⟨
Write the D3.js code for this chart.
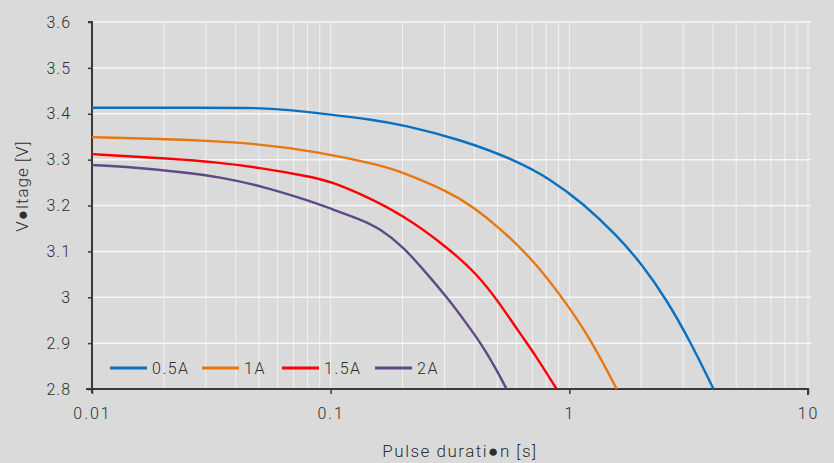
<!DOCTYPE html>
<html>
<head>
<meta charset="utf-8">
<script src="https://cdn.jsdelivr.net/npm/d3@7"></script>
<style>
  body { margin: 0; background: #dadada; }
  svg { display: block; }
  text { font-family: Roboto, "DejaVu Sans", sans-serif; font-weight: 300; fill: #2e2e2e; }
</style>
</head>
<body>
<svg></svg>
<script>
let w = 834;
let h = 463;

// data
let seriesNames = ['0.5A', '1A', '1.5A', '2A'];

let t05 = [0.01, 0.03, 0.05, 0.065, 0.1, 0.15, 0.2, 0.35, 0.6, 0.83, 1.14, 1.58, 2.03, 2.56, 3.2, 4.02];
let v05 = [3.413, 3.413, 3.413, 3.409, 3.398, 3.387, 3.376, 3.344, 3.298, 3.258, 3.205, 3.135, 3.07, 2.994, 2.905, 2.8];

let t1 = [0.01, 0.02, 0.03, 0.046, 0.09, 0.16, 0.195, 0.316, 0.395, 0.512, 0.704, 0.884, 1.19, 1.58];
let v1 = [3.349, 3.345, 3.341, 3.336, 3.317, 3.288, 3.275, 3.229, 3.197, 3.151, 3.081, 3.016, 2.922, 2.8];

let t15 = [0.01, 0.023, 0.032, 0.05, 0.084, 0.1, 0.133, 0.2015, 0.306, 0.409, 0.512, 0.621, 0.729, 0.884];
let v15 = [3.312, 3.301, 3.295, 3.283, 3.262, 3.252, 3.226, 3.179, 3.11, 3.052, 2.986, 2.921, 2.87, 2.8];

let t2 = [0.01, 0.013, 0.026, 0.034, 0.052, 0.084, 0.1, 0.133, 0.161, 0.2015, 0.2524, 0.306, 0.371, 0.436, 0.496, 0.546];
let v2 = [3.288, 3.286, 3.271, 3.262, 3.242, 3.208, 3.193, 3.17, 3.15, 3.11, 3.052, 3.001, 2.943, 2.892, 2.841, 2.8];

let yTicks = [2.8, 2.9, 3, 3.1, 3.2, 3.3, 3.4, 3.5, 3.6];
let xTicks = [0.01, 0.1, 1, 10];
let xTickLabels = ['0.01', '0.1', '1', '10'];

let colors = ['#0a70bf', '#e8770f', '#ff0000', '#5f4a86'];

let series = [
  { name: seriesNames[0], t: t05, v: v05 },
  { name: seriesNames[1], t: t1, v: v1 },
  { name: seriesNames[2], t: t15, v: v15 },
  { name: seriesNames[3], t: t2, v: v2 }
];

let pLeft = 92, pRight = 808, pTop = 22, pBottom = 389;

let svg = d3.select('svg').attr('width', w).attr('height', h);

let x = d3.scaleLog().domain([0.01, 10]).range([pLeft, pRight]);
let y = d3.scaleLinear().domain([2.8, 3.6]).range([pBottom, pTop]);

// minor gridlines on the log axis
let minor = [];
[0.01, 0.1, 1].forEach(d => {
  for (let k = 1; k <= 9; k++) minor.push(d * k);
});
minor.push(10);

svg.append('g')
  .selectAll('line')
  .data(minor)
  .enter()
  .append('line')
  .attr('x1', d => x(d))
  .attr('x2', d => x(d))
  .attr('y1', pTop)
  .attr('y2', pBottom)
  .attr('stroke', '#f2f2f2')
  .attr('stroke-width', 1);

svg.append('g')
  .selectAll('line')
  .data(yTicks.slice(1))
  .enter()
  .append('line')
  .attr('x1', pLeft)
  .attr('x2', pRight + 3)
  .attr('y1', d => y(d))
  .attr('y2', d => y(d))
  .attr('stroke', '#f6f6f6')
  .attr('stroke-width', 1.5);

// y axis
let yAxis = svg.append('g')
  .attr('transform', `translate(${pLeft},0)`)
  .call(d3.axisLeft(y).tickValues(yTicks).tickSize(4).tickPadding(17).tickFormat(d => d3.format('')(d)));
yAxis.select('.domain').attr('stroke', '#3a3a3a').attr('stroke-width', 2).attr('d', `M-4,${pTop}H0V${pBottom + 4}`);
yAxis.selectAll('.tick line').attr('stroke', '#3a3a3a').attr('stroke-width', 1.5);
yAxis.selectAll('.tick text').style('font-size', '16px').style('letter-spacing', '1px').attr('fill', '#2e2e2e');

// x axis
let xAxis = svg.append('g')
  .attr('transform', `translate(0,${pBottom})`)
  .call(d3.axisBottom(x).tickValues(xTicks).tickSize(5).tickPadding(14).tickFormat((d, i) => xTickLabels[i]));
xAxis.select('.domain').attr('stroke', '#3a3a3a').attr('stroke-width', 2).attr('d', `M${pLeft - 6},0H${pRight}V6`);
xAxis.selectAll('.tick line').attr('stroke', '#3a3a3a').attr('stroke-width', 1.5);
xAxis.selectAll('.tick text').style('font-size', '16px').style('letter-spacing', '2px').attr('fill', '#2e2e2e');

// curves
let line = d3.line()
  .x(d => x(d[0]))
  .y(d => y(d[1]))
  .curve(d3.curveBasis);

svg.append('g')
  .selectAll('path')
  .data(series)
  .enter()
  .append('path')
  .attr('d', s => line(s.t.map((t, i) => [t, s.v[i]])))
  .attr('fill', 'none')
  .attr('stroke', (s, i) => colors[i])
  .attr('stroke-width', 2.4)
  .attr('stroke-linejoin', 'round');

// legend
let legendX = [110, 202, 282, 375];
let legend = svg.append('g')
  .selectAll('g')
  .data(series)
  .enter()
  .append('g')
  .attr('transform', (s, i) => `translate(${legendX[i]},368)`);
legend.append('line')
  .attr('x1', 0).attr('x2', 37)
  .attr('stroke', (s, i) => colors[i])
  .attr('stroke-width', 3);
legend.append('text')
  .attr('x', 42)
  .attr('y', 6)
  .style('font-size', '16px')
  .style('letter-spacing', '1.5px')
  .text(s => s.name);

// axis titles
svg.append('text')
  .attr('x', 460)
  .attr('y', 457)
  .attr('text-anchor', 'middle')
  .style('font-size', '17px')
  .style('letter-spacing', '1.5px')
  .text('Pulse durati\u25CFn [s]');

svg.append('text')
  .attr('transform', 'translate(28,186) rotate(-90)')
  .attr('text-anchor', 'middle')
  .style('font-size', '17px')
  .style('letter-spacing', '1px')
  .text('V\u25CFltage [V]');
</script>
</body>
</html>
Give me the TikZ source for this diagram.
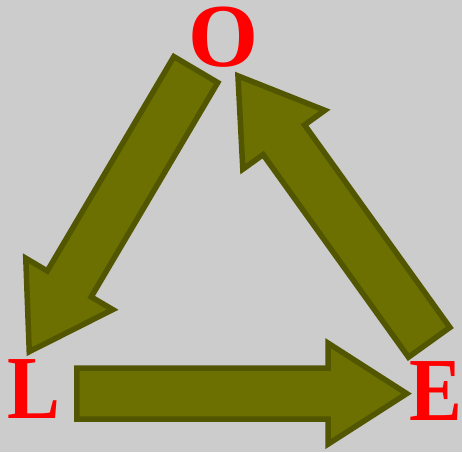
\documentclass[tikz,border=0pt]{standalone}
\usepackage{fontspec}
\setmainfont{Liberation Serif}
\definecolor{bgc}{RGB}{204,204,204}
\definecolor{olivefill}{RGB}{107,112,0}
\definecolor{olivedraw}{RGB}{82,86,0}
\definecolor{lettercol}{RGB}{255,0,0}
\tikzset{
  arrowstyle/.style={fill=olivefill, draw=olivedraw, line width=5.5pt, line join=miter},
  letter/.style={text=lettercol, font=\fontsize{90}{90}\selectfont\bfseries, inner sep=0pt, anchor=base},
  pics/fatarrow/.style={code={
    \path[arrowstyle] (0,-25.5) -- ({#1-78.7},-25.5) -- ({#1-78.7},-50.5) -- (#1,0)
      -- ({#1-78.7},50.5) -- ({#1-78.7},25.5) -- (0,25.5) -- cycle;}}
}
\begin{document}
\begin{tikzpicture}[x=1pt,y=-1pt]
\path[fill=bgc] (0,0) rectangle (462,452);
\useasboundingbox (0,0) rectangle (462,452);
\node[letter] (O) at (223,66) {O};
\node[letter, xscale=0.88] (L) at (33.6,418) {L};
\node[letter, xscale=0.88] (E) at (436.3,420.5) {E};
\coordinate (tOL) at (195.8,69.6);
\coordinate (tLE) at (76.75,393.6);
\coordinate (tEO) at (429.2,342.3);
\pic[rotate=-120.56] at (tOL) {fatarrow=327.6};
\pic at (tLE) {fatarrow=330};
\pic[rotate=125.67] at (tEO) {fatarrow=328};
\end{tikzpicture}
\end{document}
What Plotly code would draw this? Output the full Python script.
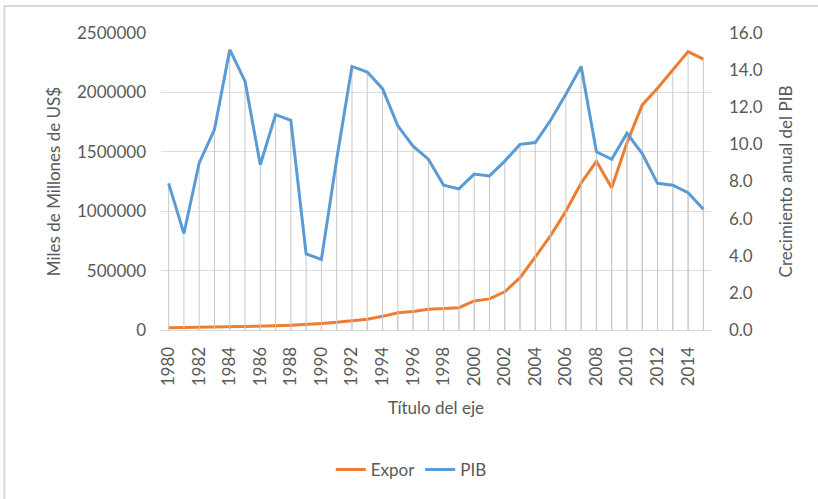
⟩
:: Task ::
Go from the first line of the data above to the line containing "2.921, 2.87, 2.8];" and retype exactly those lines, both included, but none of the pictures.

:: Correct output ::
Write the D3.js code for this chart.
<!DOCTYPE html>
<html>
<head>
<meta charset="utf-8">
<script src="https://cdn.jsdelivr.net/npm/d3@7"></script>
<style>
  body { margin: 0; background: #dadada; }
  svg { display: block; }
  text { font-family: Roboto, "DejaVu Sans", sans-serif; font-weight: 300; fill: #2e2e2e; }
</style>
</head>
<body>
<svg></svg>
<script>
let w = 834;
let h = 463;

// data
let seriesNames = ['0.5A', '1A', '1.5A', '2A'];

let t05 = [0.01, 0.03, 0.05, 0.065, 0.1, 0.15, 0.2, 0.35, 0.6, 0.83, 1.14, 1.58, 2.03, 2.56, 3.2, 4.02];
let v05 = [3.413, 3.413, 3.413, 3.409, 3.398, 3.387, 3.376, 3.344, 3.298, 3.258, 3.205, 3.135, 3.07, 2.994, 2.905, 2.8];

let t1 = [0.01, 0.02, 0.03, 0.046, 0.09, 0.16, 0.195, 0.316, 0.395, 0.512, 0.704, 0.884, 1.19, 1.58];
let v1 = [3.349, 3.345, 3.341, 3.336, 3.317, 3.288, 3.275, 3.229, 3.197, 3.151, 3.081, 3.016, 2.922, 2.8];

let t15 = [0.01, 0.023, 0.032, 0.05, 0.084, 0.1, 0.133, 0.2015, 0.306, 0.409, 0.512, 0.621, 0.729, 0.884];
let v15 = [3.312, 3.301, 3.295, 3.283, 3.262, 3.252, 3.226, 3.179, 3.11, 3.052, 2.986, 2.921, 2.87, 2.8];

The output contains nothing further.